Extract the whole listing as it stands. Do not include the pictures.
-- begin Data shown --
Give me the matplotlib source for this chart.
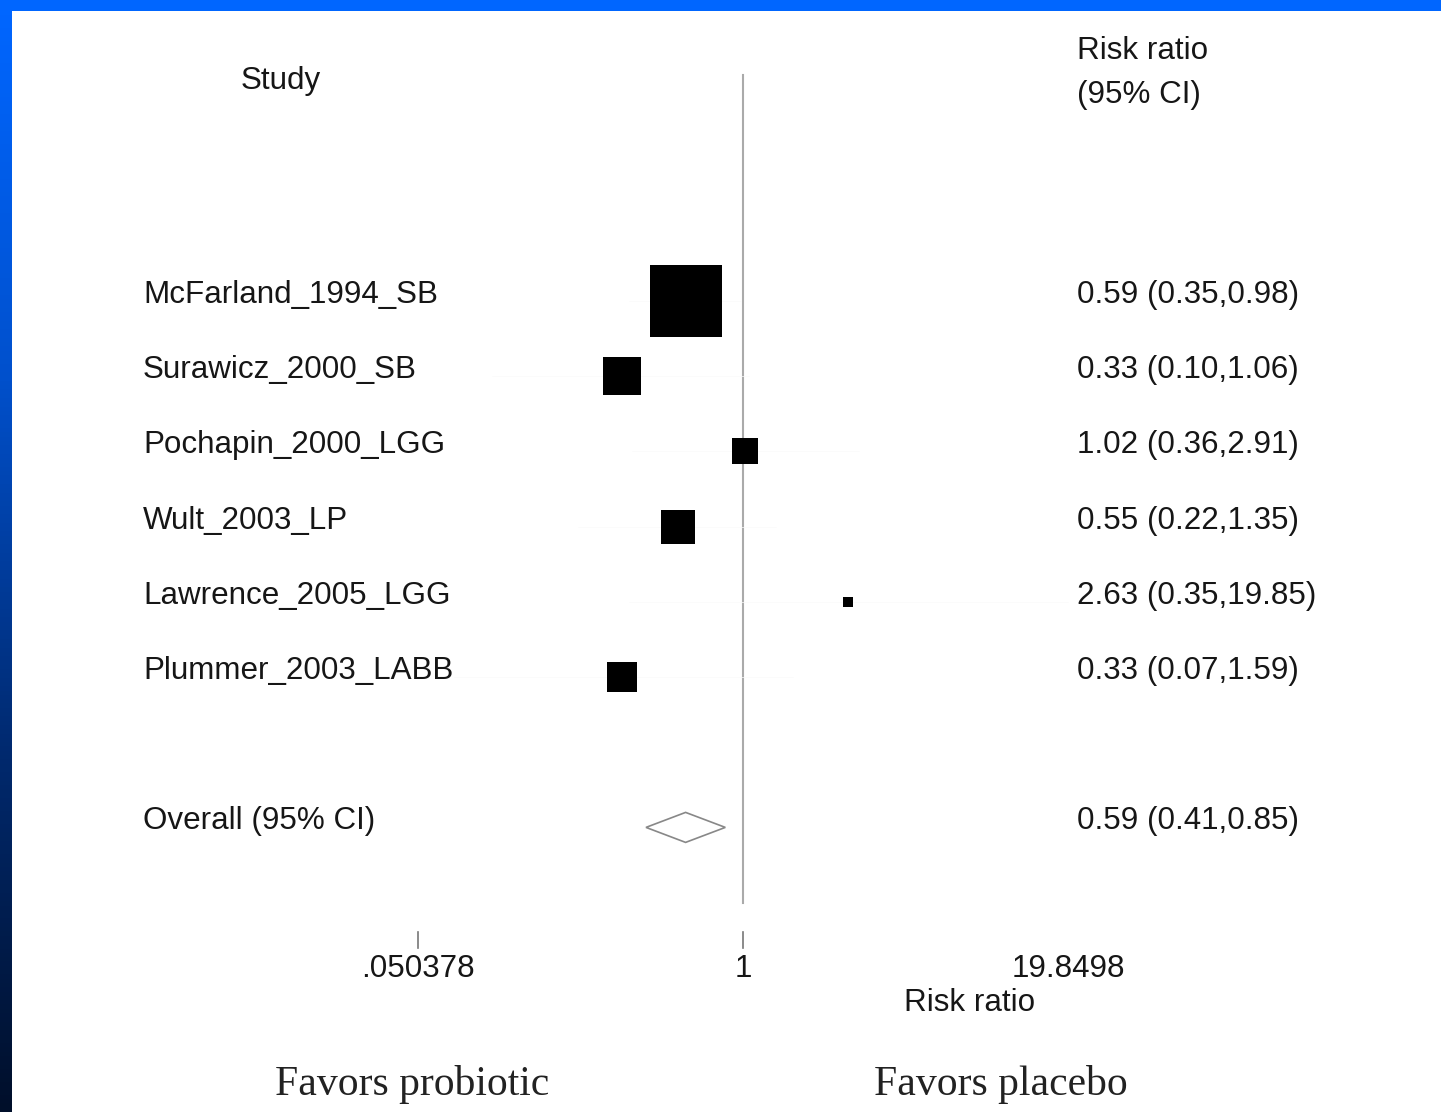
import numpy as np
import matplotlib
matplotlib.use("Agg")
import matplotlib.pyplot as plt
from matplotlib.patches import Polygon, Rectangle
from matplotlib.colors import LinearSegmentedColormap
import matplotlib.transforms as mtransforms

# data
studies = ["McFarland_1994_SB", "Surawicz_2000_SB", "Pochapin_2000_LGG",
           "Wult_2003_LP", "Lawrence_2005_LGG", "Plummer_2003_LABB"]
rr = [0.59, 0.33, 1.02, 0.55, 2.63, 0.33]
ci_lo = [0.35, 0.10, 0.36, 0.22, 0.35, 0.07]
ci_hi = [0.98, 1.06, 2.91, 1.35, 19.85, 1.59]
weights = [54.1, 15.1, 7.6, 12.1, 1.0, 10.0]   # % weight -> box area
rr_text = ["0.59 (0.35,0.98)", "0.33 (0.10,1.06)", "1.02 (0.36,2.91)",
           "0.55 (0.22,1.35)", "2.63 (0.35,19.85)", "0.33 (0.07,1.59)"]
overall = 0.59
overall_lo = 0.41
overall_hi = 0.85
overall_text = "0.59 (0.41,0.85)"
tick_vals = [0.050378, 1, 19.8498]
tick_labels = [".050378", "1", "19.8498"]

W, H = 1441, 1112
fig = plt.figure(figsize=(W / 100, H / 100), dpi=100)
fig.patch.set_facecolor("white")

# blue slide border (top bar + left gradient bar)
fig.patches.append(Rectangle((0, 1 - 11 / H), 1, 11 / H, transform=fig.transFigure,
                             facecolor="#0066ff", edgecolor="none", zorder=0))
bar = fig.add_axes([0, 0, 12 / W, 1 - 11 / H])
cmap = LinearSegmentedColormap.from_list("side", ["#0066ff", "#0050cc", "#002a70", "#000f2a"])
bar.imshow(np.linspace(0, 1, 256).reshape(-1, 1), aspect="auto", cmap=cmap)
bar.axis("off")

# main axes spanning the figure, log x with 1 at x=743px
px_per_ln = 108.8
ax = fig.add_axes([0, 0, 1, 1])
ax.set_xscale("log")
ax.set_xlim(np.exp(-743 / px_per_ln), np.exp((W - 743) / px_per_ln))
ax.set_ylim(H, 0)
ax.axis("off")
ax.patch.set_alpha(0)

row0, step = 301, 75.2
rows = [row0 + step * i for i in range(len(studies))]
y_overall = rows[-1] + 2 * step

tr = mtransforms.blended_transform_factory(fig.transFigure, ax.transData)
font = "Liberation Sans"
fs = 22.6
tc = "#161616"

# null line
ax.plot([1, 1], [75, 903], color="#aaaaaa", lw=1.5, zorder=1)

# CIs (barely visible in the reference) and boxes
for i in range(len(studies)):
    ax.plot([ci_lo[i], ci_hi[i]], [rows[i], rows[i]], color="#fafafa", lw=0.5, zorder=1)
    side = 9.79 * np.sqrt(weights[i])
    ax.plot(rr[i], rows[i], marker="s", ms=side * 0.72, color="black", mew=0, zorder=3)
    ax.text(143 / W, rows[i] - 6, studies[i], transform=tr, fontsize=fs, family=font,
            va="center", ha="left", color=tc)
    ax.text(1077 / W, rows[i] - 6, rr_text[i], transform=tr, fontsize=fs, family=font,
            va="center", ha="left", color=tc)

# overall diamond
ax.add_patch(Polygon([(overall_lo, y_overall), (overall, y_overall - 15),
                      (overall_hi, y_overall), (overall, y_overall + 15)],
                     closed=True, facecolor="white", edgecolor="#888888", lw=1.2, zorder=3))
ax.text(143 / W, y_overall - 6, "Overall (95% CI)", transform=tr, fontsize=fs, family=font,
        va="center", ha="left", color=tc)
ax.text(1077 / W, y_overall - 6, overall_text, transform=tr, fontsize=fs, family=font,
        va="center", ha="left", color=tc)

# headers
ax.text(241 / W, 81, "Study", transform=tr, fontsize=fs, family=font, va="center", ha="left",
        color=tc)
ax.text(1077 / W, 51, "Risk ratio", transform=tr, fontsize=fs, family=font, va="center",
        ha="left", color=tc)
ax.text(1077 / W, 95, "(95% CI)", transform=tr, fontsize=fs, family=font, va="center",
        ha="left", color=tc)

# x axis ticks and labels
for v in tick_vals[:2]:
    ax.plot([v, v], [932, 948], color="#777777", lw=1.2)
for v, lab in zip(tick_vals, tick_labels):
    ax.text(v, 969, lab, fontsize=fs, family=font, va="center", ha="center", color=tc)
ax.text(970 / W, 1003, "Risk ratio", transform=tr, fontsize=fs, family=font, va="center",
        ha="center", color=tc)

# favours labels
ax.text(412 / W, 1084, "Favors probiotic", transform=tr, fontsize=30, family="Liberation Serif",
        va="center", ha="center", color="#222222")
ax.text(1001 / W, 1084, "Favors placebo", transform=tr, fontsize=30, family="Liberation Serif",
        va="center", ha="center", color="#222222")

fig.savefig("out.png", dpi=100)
-- end Data shown --
*The answer*.
Give me the matplotlib source for this chart.
import numpy as np
import matplotlib
matplotlib.use("Agg")
import matplotlib.pyplot as plt
from matplotlib.patches import Polygon, Rectangle
from matplotlib.colors import LinearSegmentedColormap
import matplotlib.transforms as mtransforms

# data
studies = ["McFarland_1994_SB", "Surawicz_2000_SB", "Pochapin_2000_LGG",
           "Wult_2003_LP", "Lawrence_2005_LGG", "Plummer_2003_LABB"]
rr = [0.59, 0.33, 1.02, 0.55, 2.63, 0.33]
ci_lo = [0.35, 0.10, 0.36, 0.22, 0.35, 0.07]
ci_hi = [0.98, 1.06, 2.91, 1.35, 19.85, 1.59]
weights = [54.1, 15.1, 7.6, 12.1, 1.0, 10.0]   # % weight -> box area
rr_text = ["0.59 (0.35,0.98)", "0.33 (0.10,1.06)", "1.02 (0.36,2.91)",
           "0.55 (0.22,1.35)", "2.63 (0.35,19.85)", "0.33 (0.07,1.59)"]
overall = 0.59
overall_lo = 0.41
overall_hi = 0.85
overall_text = "0.59 (0.41,0.85)"
tick_vals = [0.050378, 1, 19.8498]
tick_labels = [".050378", "1", "19.8498"]

W, H = 1441, 1112
fig = plt.figure(figsize=(W / 100, H / 100), dpi=100)
fig.patch.set_facecolor("white")

# blue slide border (top bar + left gradient bar)
fig.patches.append(Rectangle((0, 1 - 11 / H), 1, 11 / H, transform=fig.transFigure,
                             facecolor="#0066ff", edgecolor="none", zorder=0))
bar = fig.add_axes([0, 0, 12 / W, 1 - 11 / H])
cmap = LinearSegmentedColormap.from_list("side", ["#0066ff", "#0050cc", "#002a70", "#000f2a"])
bar.imshow(np.linspace(0, 1, 256).reshape(-1, 1), aspect="auto", cmap=cmap)
bar.axis("off")

# main axes spanning the figure, log x with 1 at x=743px
px_per_ln = 108.8
ax = fig.add_axes([0, 0, 1, 1])
ax.set_xscale("log")
ax.set_xlim(np.exp(-743 / px_per_ln), np.exp((W - 743) / px_per_ln))
ax.set_ylim(H, 0)
ax.axis("off")
ax.patch.set_alpha(0)

row0, step = 301, 75.2
rows = [row0 + step * i for i in range(len(studies))]
y_overall = rows[-1] + 2 * step

tr = mtransforms.blended_transform_factory(fig.transFigure, ax.transData)
font = "Liberation Sans"
fs = 22.6
tc = "#161616"

# null line
ax.plot([1, 1], [75, 903], color="#aaaaaa", lw=1.5, zorder=1)

# CIs (barely visible in the reference) and boxes
for i in range(len(studies)):
    ax.plot([ci_lo[i], ci_hi[i]], [rows[i], rows[i]], color="#fafafa", lw=0.5, zorder=1)
    side = 9.79 * np.sqrt(weights[i])
    ax.plot(rr[i], rows[i], marker="s", ms=side * 0.72, color="black", mew=0, zorder=3)
    ax.text(143 / W, rows[i] - 6, studies[i], transform=tr, fontsize=fs, family=font,
            va="center", ha="left", color=tc)
    ax.text(1077 / W, rows[i] - 6, rr_text[i], transform=tr, fontsize=fs, family=font,
            va="center", ha="left", color=tc)

# overall diamond
ax.add_patch(Polygon([(overall_lo, y_overall), (overall, y_overall - 15),
                      (overall_hi, y_overall), (overall, y_overall + 15)],
                     closed=True, facecolor="white", edgecolor="#888888", lw=1.2, zorder=3))
ax.text(143 / W, y_overall - 6, "Overall (95% CI)", transform=tr, fontsize=fs, family=font,
        va="center", ha="left", color=tc)
ax.text(1077 / W, y_overall - 6, overall_text, transform=tr, fontsize=fs, family=font,
        va="center", ha="left", color=tc)

# headers
ax.text(241 / W, 81, "Study", transform=tr, fontsize=fs, family=font, va="center", ha="left",
        color=tc)
ax.text(1077 / W, 51, "Risk ratio", transform=tr, fontsize=fs, family=font, va="center",
        ha="left", color=tc)
ax.text(1077 / W, 95, "(95% CI)", transform=tr, fontsize=fs, family=font, va="center",
        ha="left", color=tc)

# x axis ticks and labels
for v in tick_vals[:2]:
    ax.plot([v, v], [932, 948], color="#777777", lw=1.2)
for v, lab in zip(tick_vals, tick_labels):
    ax.text(v, 969, lab, fontsize=fs, family=font, va="center", ha="center", color=tc)
ax.text(970 / W, 1003, "Risk ratio", transform=tr, fontsize=fs, family=font, va="center",
        ha="center", color=tc)

# favours labels
ax.text(412 / W, 1084, "Favors probiotic", transform=tr, fontsize=30, family="Liberation Serif",
        va="center", ha="center", color="#222222")
ax.text(1001 / W, 1084, "Favors placebo", transform=tr, fontsize=30, family="Liberation Serif",
        va="center", ha="center", color="#222222")

fig.savefig("out.png", dpi=100)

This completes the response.